Short problem:
Beginning with the first line of the data below, extract each line up to and including the one containing "(ctryB) at (792,112)". Copy them exactly and add nothing.

Dataset content:
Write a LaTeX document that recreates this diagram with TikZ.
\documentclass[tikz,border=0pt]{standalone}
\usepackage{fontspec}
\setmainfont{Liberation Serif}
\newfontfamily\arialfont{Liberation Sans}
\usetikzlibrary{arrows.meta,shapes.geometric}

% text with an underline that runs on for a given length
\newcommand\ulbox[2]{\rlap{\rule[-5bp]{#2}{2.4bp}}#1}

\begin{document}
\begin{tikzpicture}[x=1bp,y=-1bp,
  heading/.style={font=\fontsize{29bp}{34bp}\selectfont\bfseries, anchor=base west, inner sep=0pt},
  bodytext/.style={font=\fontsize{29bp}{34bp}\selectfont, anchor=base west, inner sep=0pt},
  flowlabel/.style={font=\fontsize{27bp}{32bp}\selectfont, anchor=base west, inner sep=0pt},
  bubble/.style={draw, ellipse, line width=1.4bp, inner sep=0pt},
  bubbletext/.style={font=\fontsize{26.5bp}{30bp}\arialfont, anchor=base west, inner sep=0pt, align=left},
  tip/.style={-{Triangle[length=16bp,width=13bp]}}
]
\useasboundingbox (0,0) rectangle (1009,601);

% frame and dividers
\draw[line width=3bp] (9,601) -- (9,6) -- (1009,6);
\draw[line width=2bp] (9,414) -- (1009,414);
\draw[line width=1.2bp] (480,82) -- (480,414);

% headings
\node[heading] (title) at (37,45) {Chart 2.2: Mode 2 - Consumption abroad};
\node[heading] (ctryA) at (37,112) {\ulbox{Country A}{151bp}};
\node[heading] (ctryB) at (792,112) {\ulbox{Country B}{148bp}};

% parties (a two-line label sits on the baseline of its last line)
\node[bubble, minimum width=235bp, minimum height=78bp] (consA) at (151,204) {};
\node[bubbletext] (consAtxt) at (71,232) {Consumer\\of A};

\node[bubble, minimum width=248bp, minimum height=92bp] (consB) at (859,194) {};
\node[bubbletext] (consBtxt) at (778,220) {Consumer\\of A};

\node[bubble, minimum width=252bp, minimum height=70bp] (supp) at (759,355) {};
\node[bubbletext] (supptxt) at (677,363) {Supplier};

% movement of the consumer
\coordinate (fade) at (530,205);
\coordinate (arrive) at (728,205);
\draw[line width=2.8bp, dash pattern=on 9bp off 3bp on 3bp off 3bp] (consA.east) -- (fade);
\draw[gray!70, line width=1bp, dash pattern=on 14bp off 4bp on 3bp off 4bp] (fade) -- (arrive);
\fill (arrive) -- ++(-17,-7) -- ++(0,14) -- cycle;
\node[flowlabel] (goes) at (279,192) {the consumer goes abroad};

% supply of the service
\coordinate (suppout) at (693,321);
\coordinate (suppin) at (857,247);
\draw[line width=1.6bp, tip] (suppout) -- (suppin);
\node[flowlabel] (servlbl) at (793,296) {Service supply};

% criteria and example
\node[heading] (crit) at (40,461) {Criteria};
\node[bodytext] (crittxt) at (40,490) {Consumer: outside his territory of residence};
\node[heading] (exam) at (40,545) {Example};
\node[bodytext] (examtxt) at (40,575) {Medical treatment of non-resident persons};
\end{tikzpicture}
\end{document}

Result of this task:
Write a LaTeX document that recreates this diagram with TikZ.
\documentclass[tikz,border=0pt]{standalone}
\usepackage{fontspec}
\setmainfont{Liberation Serif}
\newfontfamily\arialfont{Liberation Sans}
\usetikzlibrary{arrows.meta,shapes.geometric}

% text with an underline that runs on for a given length
\newcommand\ulbox[2]{\rlap{\rule[-5bp]{#2}{2.4bp}}#1}

\begin{document}
\begin{tikzpicture}[x=1bp,y=-1bp,
  heading/.style={font=\fontsize{29bp}{34bp}\selectfont\bfseries, anchor=base west, inner sep=0pt},
  bodytext/.style={font=\fontsize{29bp}{34bp}\selectfont, anchor=base west, inner sep=0pt},
  flowlabel/.style={font=\fontsize{27bp}{32bp}\selectfont, anchor=base west, inner sep=0pt},
  bubble/.style={draw, ellipse, line width=1.4bp, inner sep=0pt},
  bubbletext/.style={font=\fontsize{26.5bp}{30bp}\arialfont, anchor=base west, inner sep=0pt, align=left},
  tip/.style={-{Triangle[length=16bp,width=13bp]}}
]
\useasboundingbox (0,0) rectangle (1009,601);

% frame and dividers
\draw[line width=3bp] (9,601) -- (9,6) -- (1009,6);
\draw[line width=2bp] (9,414) -- (1009,414);
\draw[line width=1.2bp] (480,82) -- (480,414);

% headings
\node[heading] (title) at (37,45) {Chart 2.2: Mode 2 - Consumption abroad};
\node[heading] (ctryA) at (37,112) {\ulbox{Country A}{151bp}};
\node[heading] (ctryB) at (792,112) {\ulbox{Country B}{148bp}};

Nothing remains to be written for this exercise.